Skills Maintained and Pursued

We’re not in the prediction business (the one business that never seems to change), but we will acknowledge that an emphasis on skills development is more necessary now than it has been in recent memory. Technology is no longer a mere business accoutrement; it is a foundational component of worldwide commerce. We depend on infrastructural hardware and cutting-edge software to facilitate transactions, streamline communication, and help us manage the inner workings of our companies.

As it is, when we talk about an employee’s skill set, we are very often referring to their technical proficiency with job-specific tools. Not across the board by any means, but very often. Maintaining a competitive degree of competency with such tools is achievable only through training measures and through being introduced to improved ways of doing things.

But that all comprises a second step… the first step is to understand where skills gaps exist, and such gaps are not always so quickly identified. The challenge here is that leaders frequently find themselves dealing with incomplete data – it’s often there to be found but goes untapped when needed.
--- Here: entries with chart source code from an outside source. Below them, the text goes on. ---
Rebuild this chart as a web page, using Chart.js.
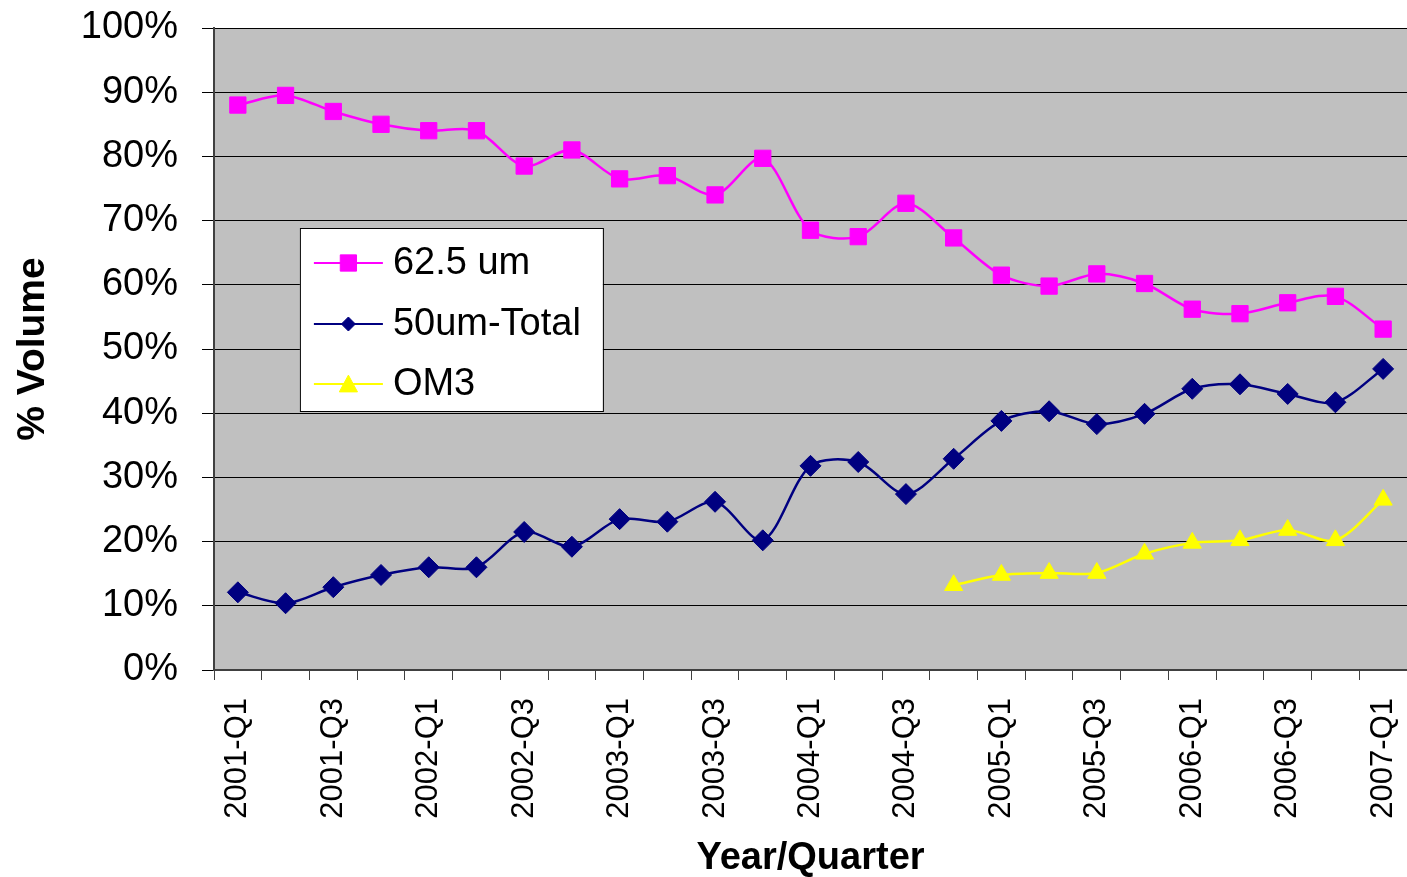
<!DOCTYPE html>
<html>
<head>
<meta charset="utf-8">
<title>Fiber volume by quarter</title>
<script src="https://cdn.jsdelivr.net/npm/chart.js@4.4.1/dist/chart.umd.min.js"></script>
<style>
  html, body { margin: 0; padding: 0; background: #fff; }
  #wrap { width: 1407px; height: 877px; position: relative; }
</style>
</head>
<body>
<div id="wrap"><canvas id="fiberChart"></canvas></div>
<script>
// ---------------------------------------------------------------------------
// Data
// ---------------------------------------------------------------------------
const quarters = [
    '2001-Q1', '2001-Q2', '2001-Q3', '2001-Q4',
    '2002-Q1', '2002-Q2', '2002-Q3', '2002-Q4',
    '2003-Q1', '2003-Q2', '2003-Q3', '2003-Q4',
    '2004-Q1', '2004-Q2', '2004-Q3', '2004-Q4',
    '2005-Q1', '2005-Q2', '2005-Q3', '2005-Q4',
    '2006-Q1', '2006-Q2', '2006-Q3', '2006-Q4',
    '2007-Q1'
];

const fiber625 = [88, 89.5, 87, 85, 84, 84, 78.5, 81, 76.5, 77, 74, 79.7,
    68.5, 67.5, 72.7, 67.3, 61.5, 59.8, 61.7, 60.2, 56.2, 55.5, 57.2, 58.2, 53.1];

const fiber50Total = [12.1, 10.4, 12.9, 14.8, 16, 16, 21.5, 19.2, 23.5, 23.1, 26.2, 20.2,
    31.8, 32.4, 27.4, 32.9, 38.8, 40.3, 38.3, 39.9, 43.8, 44.5, 43, 41.7, 46.9];

const om3 = [null, null, null, null, null, null, null, null, null, null, null, null,
    null, null, null, 13.2, 14.8, 15.1, 15.1, 18.1, 19.8, 20.2, 21.8, 20.2, 26.5];

const yTicks = [0, 10, 20, 30, 40, 50, 60, 70, 80, 90, 100];

// ---------------------------------------------------------------------------
// Helpers
// ---------------------------------------------------------------------------
const FONT = "'Liberation Sans', Arial, sans-serif";

function drawMarker(ctx, style, x, y, r, color) {
    ctx.save();
    ctx.fillStyle = color;
    ctx.strokeStyle = color;
    ctx.lineWidth = 1;
    ctx.beginPath();
    if (style === 'rect') {
        const s = r * Math.SQRT1_2;
        ctx.rect(x - s, y - s, 2 * s, 2 * s);
    } else if (style === 'rectRot') {
        ctx.moveTo(x - r, y);
        ctx.lineTo(x, y - r);
        ctx.lineTo(x + r, y);
        ctx.lineTo(x, y + r);
        ctx.closePath();
    } else {
        const h = r * 1.5;
        const w = r * Math.sqrt(3) / 2;
        ctx.moveTo(x, y - h / 2 - 1);
        ctx.lineTo(x + w, y + h / 2);
        ctx.lineTo(x - w, y + h / 2);
        ctx.closePath();
    }
    ctx.fill();
    ctx.stroke();
    ctx.restore();
}

// grey plot background
const plotBackground = {
    id: 'plotBackground',
    beforeDraw(chart) {
        const { ctx, chartArea } = chart;
        ctx.save();
        ctx.fillStyle = '#c0c0c0';
        ctx.fillRect(chartArea.left, chartArea.top,
            chartArea.right - chartArea.left, chartArea.bottom - chartArea.top);
        ctx.restore();
    }
};

// Excel-style legend box sitting inside the plot
const boxLegend = {
    id: 'boxLegend',
    afterDraw(chart) {
        const { ctx, chartArea } = chart;
        const w = chartArea.right - chartArea.left;
        const left = chartArea.left + w * 0.072;
        const top = 228;
        const boxW = 303;
        const boxH = 183;
        ctx.save();
        ctx.fillStyle = '#ffffff';
        ctx.fillRect(left, top, boxW, boxH);
        ctx.strokeStyle = '#000000';
        ctx.lineWidth = 1;
        ctx.strokeRect(left + 0.5, top + 0.5, boxW, boxH);

        const rowY = [35, 96, 156];
        chart.data.datasets.forEach((ds, i) => {
            const y = top + rowY[i];
            ctx.strokeStyle = ds.borderColor;
            ctx.lineWidth = 2;
            ctx.beginPath();
            ctx.moveTo(left + 14, y);
            ctx.lineTo(left + 83, y);
            ctx.stroke();
            const r = ds.pointStyle === 'rectRot' ? 7 : ds.pointRadius;
            drawMarker(ctx, ds.pointStyle, left + 48.5, y, r, ds.pointBackgroundColor);
            ctx.fillStyle = '#000';
            ctx.font = '38px ' + FONT;
            ctx.textBaseline = 'middle';
            ctx.textAlign = 'left';
            ctx.fillText(ds.label, left + 93, y + 1);
        });
        ctx.restore();
    }
};

// ---------------------------------------------------------------------------
// Chart
// ---------------------------------------------------------------------------
function makeSeries(label, data, color, pointStyle, radius) {
    return {
        label: label,
        data: data,
        borderColor: color,
        backgroundColor: color,
        pointBackgroundColor: color,
        pointBorderColor: color,
        pointBorderWidth: 1,
        pointStyle: pointStyle,
        pointRadius: radius,
        borderWidth: 2.5,
        tension: 0.3,
        fill: false,
        spanGaps: false
    };
}

const ctx = document.getElementById('fiberChart').getContext('2d');

const chart = new Chart(ctx, {
    type: 'line',
    data: {
        labels: quarters,
        datasets: [
            makeSeries('62.5 um', fiber625, '#ff00ff', 'rect', 11.5),
            makeSeries('50um-Total', fiber50Total, '#000080', 'rectRot', 10.5),
            makeSeries('OM3', om3, '#ffff00', 'triangle', 10.5)
        ]
    },
    options: {
        responsive: true,
        maintainAspectRatio: false,
        animation: false,
        events: [],
        layout: {
            autoPadding: false,
            padding: { top: 28, right: 0, left: 0, bottom: 0 }
        },
        plugins: {
            legend: { display: false },
            tooltip: { enabled: false }
        },
        scales: {
            x: {
                type: 'category',
                offset: true,
                afterFit: function(scale) {
                    scale.height = 207;
                    scale.paddingLeft = 0;
                    scale.paddingRight = 0;
                },
                border: { color: '#404040', width: 2 },
                grid: {
                    offset: true,
                    drawOnChartArea: false,
                    drawTicks: true,
                    tickLength: 10,
                    color: '#404040',
                    lineWidth: 1
                },
                ticks: {
                    autoSkip: false,
                    minRotation: 90,
                    maxRotation: 90,
                    padding: 18,
                    color: '#000',
                    font: { family: FONT, size: 31 },
                    callback: function(value, index) {
                        return index % 2 === 0 ? this.getLabelForValue(value) : '';
                    }
                },
                title: {
                    display: true,
                    text: 'Year/Quarter',
                    color: '#000',
                    font: { family: FONT, size: 38, weight: 'bold' },
                    padding: { top: 0, bottom: -4 }
                }
            },
            y: {
                min: yTicks[0],
                max: yTicks[yTicks.length - 1],
                afterFit: function(scale) {
                    scale.width = 214;
                    scale.paddingTop = 0;
                    scale.paddingBottom = 0;
                },
                afterBuildTicks: function(scale) {
                    scale.ticks = yTicks.map(v => ({ value: v }));
                },
                border: { color: '#404040', width: 2 },
                grid: {
                    color: '#000',
                    lineWidth: 1,
                    drawTicks: true,
                    tickLength: 12
                },
                ticks: {
                    padding: 24,
                    color: '#000',
                    font: { family: FONT, size: 38 },
                    callback: function(value) { return value + '%'; }
                },
                title: {
                    display: true,
                    text: '% Volume',
                    color: '#000',
                    font: { family: FONT, size: 39, weight: 'bold' },
                    padding: { top: 10, bottom: 0 }
                }
            }
        }
    },
    plugins: [plotBackground, boxLegend]
});
</script>
</body>
</html>
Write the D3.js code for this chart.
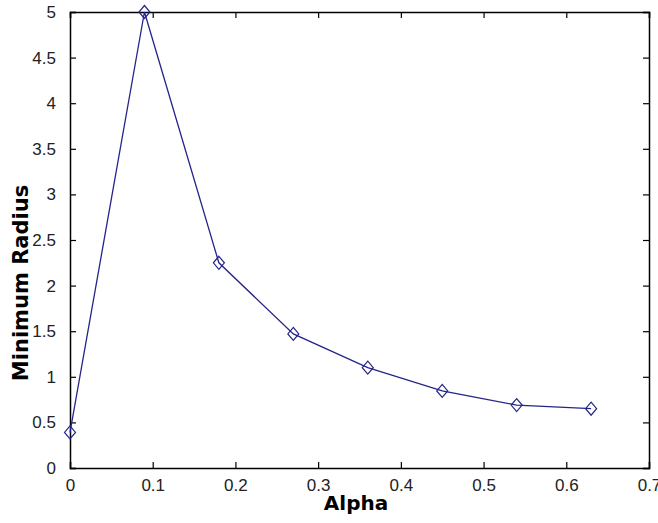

Aggregating and assembling that data is now a readily available option, one that will inform you of not only where to look in better assessing your team, but what data points to focus on. We think of it as an illuminating process, with your untapped data existing as (metaphorical) dark matter. There are things your employees do well and things they don’t. More than just improving their skills with respect to the latter, you will also create opportunities and channels through which they can share their strengths with colleagues - you have the opportunity to improve your team by empowering individuals and systematically honing their skills based on a 360° picture of their competencies.

We mentioned earlier not being in the prediction business, but it’s plainly apparent that the professional sector is only growing more competitive. It only makes sense to respond to that reality as though it is unlikely to change for some time. Fortunately, there are resources available to help leaders keep up with that growth. And once you know where to look, you’ll have the answers as to what training is necessary, what skills are in need of reinforcement, and what team/individual attributes are already in good shape. Either way, that initial knowledge is necessary and too often obscured by inadequate software.

There’s value to be had in training a light on your company’s dark matter.